If you answered no, then you are just like me. Whenever I am anxious or feeling down, I don't for one second think that it will work out in the end. We all focus so, so much on the event or the pain we are feeling, that we don't (and don't want to) focus on what we will learn from the situation. That is being human after all, but sometimes its good to sit back and think about all the times where you have experienced difficulties in life and how looking back it really did work out. It might have taken a good few years or a couple of weeks, but no matter the time it takes, the more we can learn from it. I definitely do, but I don't always want to admit it as I'm normally then afraid of doing something else. 

This week I am performing at a bar in Clitheroe, Lancashire, and I'll admit I am nervous, I always experience PGT (Pre Gig Tension) and I'm learning more and more that it does help me. I know if I was too confident and walked in there like I owned the place, I would make a mistake. A little bit of nerves keeps us on our toes, but it never feels like that in the run up to the event. 

I am trying to embrace it more and look forward to what I am going to be doing instead of wanting it to be over with, but this for me is when the darkness starts to pop out and feed me about a 100 different ways of why I'm not good enough. In a way this relates to this week's note, because I know I've gotten through difficult times/moments in the past, but I always hate when the beast tries to rear its ugly head. 

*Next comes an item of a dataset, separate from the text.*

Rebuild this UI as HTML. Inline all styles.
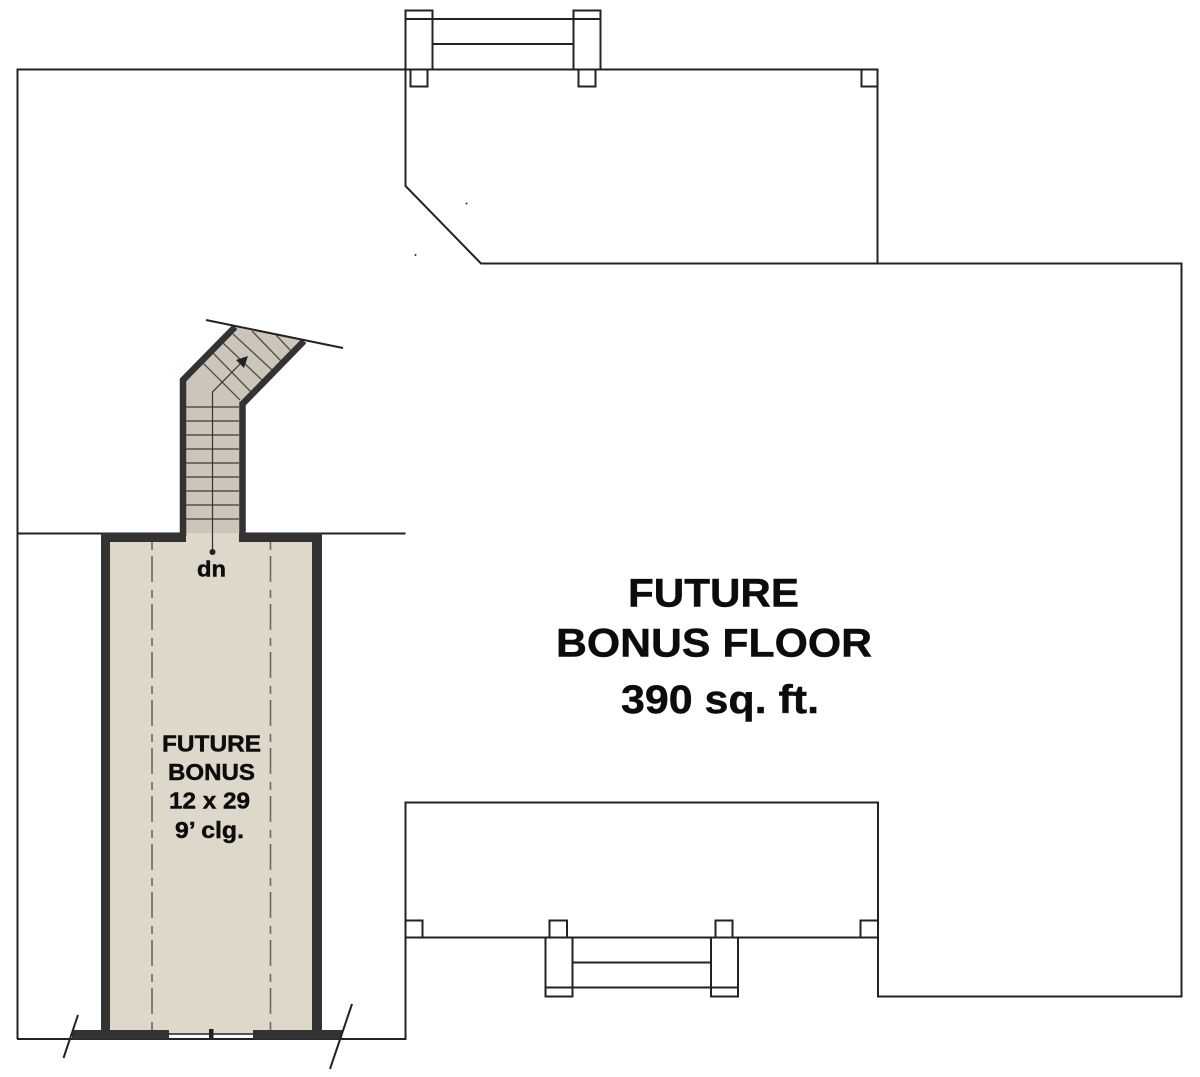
<!DOCTYPE html>
<html><head><meta charset="utf-8"><style>
html,body{margin:0;padding:0;background:#fff}
svg{display:block}
text{font-family:"Liberation Sans",Arial,sans-serif;font-weight:700;fill:#0c0c0c;stroke:#0c0c0c;stroke-width:.45}
</style></head><body>
<svg width="1200" height="1077" viewBox="0 0 1200 1077" xmlns="http://www.w3.org/2000/svg">
<rect width="1200" height="1077" fill="#fff"/>
<g fill="none" stroke="#222" stroke-width="2">
<path d="M17.5 533V69.5H877.5V263.5"/>
<path d="M405.5 69.5V186L481 263.5H1181.5V996.5H878V802.5H405.5V1039H17"/>
<path d="M17 533.5H405.5"/>
<path d="M17.5 533V1039"/>
<path d="M405.5 937.5H878"/>
<!-- top porch -->
<path d="M405.5 69V10.5H432.5V69M405.5 19H432.5M432.5 19H573.5M432.5 44H573.5M573.5 69V10.5H600.5V69M573.5 19H600.5"/>
<path d="M410.5 69.5V86.5H427.5V69.5M578.5 69.5V86.5H595.5V69.5M861.5 69.5V86.5H877.5"/>
<!-- bottom porch -->
<path d="M545.5 937.5V996.5H572.5V937.5M545.5 987.5H572.5M572.5 987.5H711M572.5 962.5H711M711 937.5V996.5H738V937.5M711 987.5H738"/>
<path d="M405.5 920.5H422.5V937.5M549.5 937.5V920.5H567V937.5M715.5 937.5V920.5H732.5V937.5M877.5 920.5H860.5V937.5"/>
</g>
<!-- room + stair fills -->
<rect x="105" y="533" width="212" height="501" fill="#ddd8c9"/>
<path d="M183 533V380L235 326 304 341 242.500 404V533Z" fill="#cbc6b9"/>
<!-- dashed beams -->
<g stroke="#6a675f" stroke-width="1.6" fill="none" stroke-dasharray="26 8 8 6" stroke-dashoffset="34">
<path d="M152 542V1030"/><path d="M270.500 542V1030"/>
</g>
<!-- treads -->
<g stroke="#55524a" stroke-width="1.4" fill="none">
<path d="M186 407H239M186 421H239M186 435H239M186 449H239M186 463H239M186 477H239M186 491H239M186 505H239M186 519H239"/>
<path d="M203 363L240 400M213 353L252 393M223 343L262 380M233 334L272 370M252 331L281 361M276 335L291 351"/>
</g>
<path d="M212.500 552V392L242 362" fill="none" stroke="#333" stroke-width="1.2"/>
<path d="M248 356L244 368 236 360Z" fill="#222"/>
<circle cx="212.500" cy="552" r="3" fill="#222"/>
<!-- walls -->
<g fill="#333">
<rect x="101" y="533" width="85" height="9"/>
<rect x="239" y="533" width="83" height="9"/>
<rect x="101" y="533" width="9" height="506.500"/>
<rect x="312" y="533" width="10" height="506.500"/>
<rect x="72" y="1030" width="97" height="9.500"/>
<rect x="253" y="1030" width="89" height="9.500"/>
</g>
<path d="M183 536V380L235 327" fill="none" stroke="#333" stroke-width="6.500"/>
<path d="M242.500 536V404L304 341" fill="none" stroke="#333" stroke-width="6.500"/>
<path d="M169 1034H253" stroke="#222" stroke-width="1.600"/>
<rect x="209" y="1029" width="4.500" height="10" fill="#222"/>
<g stroke="#222" stroke-width="2" fill="none">
<path d="M206 320L343 348"/>
<path d="M63.500 1058L78 1015"/>
<path d="M330 1069L352 1004"/>
</g>
<circle cx="466.500" cy="203.500" r="1" fill="#333"/>
<circle cx="415.500" cy="255" r="1" fill="#333"/>
<!-- labels -->
<text x="628" y="606.500" font-size="40" textLength="171" lengthAdjust="spacingAndGlyphs">FUTURE</text>
<text x="556" y="656.500" font-size="40" textLength="316" lengthAdjust="spacingAndGlyphs">BONUS FLOOR</text>
<text x="621" y="713" font-size="40" textLength="198" lengthAdjust="spacingAndGlyphs">390 sq. ft.</text>
<text x="162" y="751.500" font-size="23.500" textLength="99" lengthAdjust="spacingAndGlyphs">FUTURE</text>
<text x="168" y="780" font-size="23.500" textLength="87" lengthAdjust="spacingAndGlyphs">BONUS</text>
<text x="169" y="808.500" font-size="23.500" textLength="81" lengthAdjust="spacingAndGlyphs">12 x 29</text>
<text x="175" y="838" font-size="23.500" textLength="69" lengthAdjust="spacingAndGlyphs">9’ clg.</text>
<text x="197" y="576.500" font-size="22" textLength="29" lengthAdjust="spacingAndGlyphs">dn</text>
</svg>
</body></html>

So much of me wants to give in to those voices and just slip back away into my own darkness and hide from the world. It tells me that my home is the best place for me and I shouldn't push myself forward. In the past I would have listened, but I am stronger and know how to fight it more and more. It's about talking and busying myself and in writing this article, I am acomplishing both. 

Life is tough for everyone, we all have our own individual battles and demons to wrestle with on a daily basis, but if we remember that no matter what happens, it will work out in the end, we can deal with each day as it comes and realise in the blink of an eye that we are doing just fine.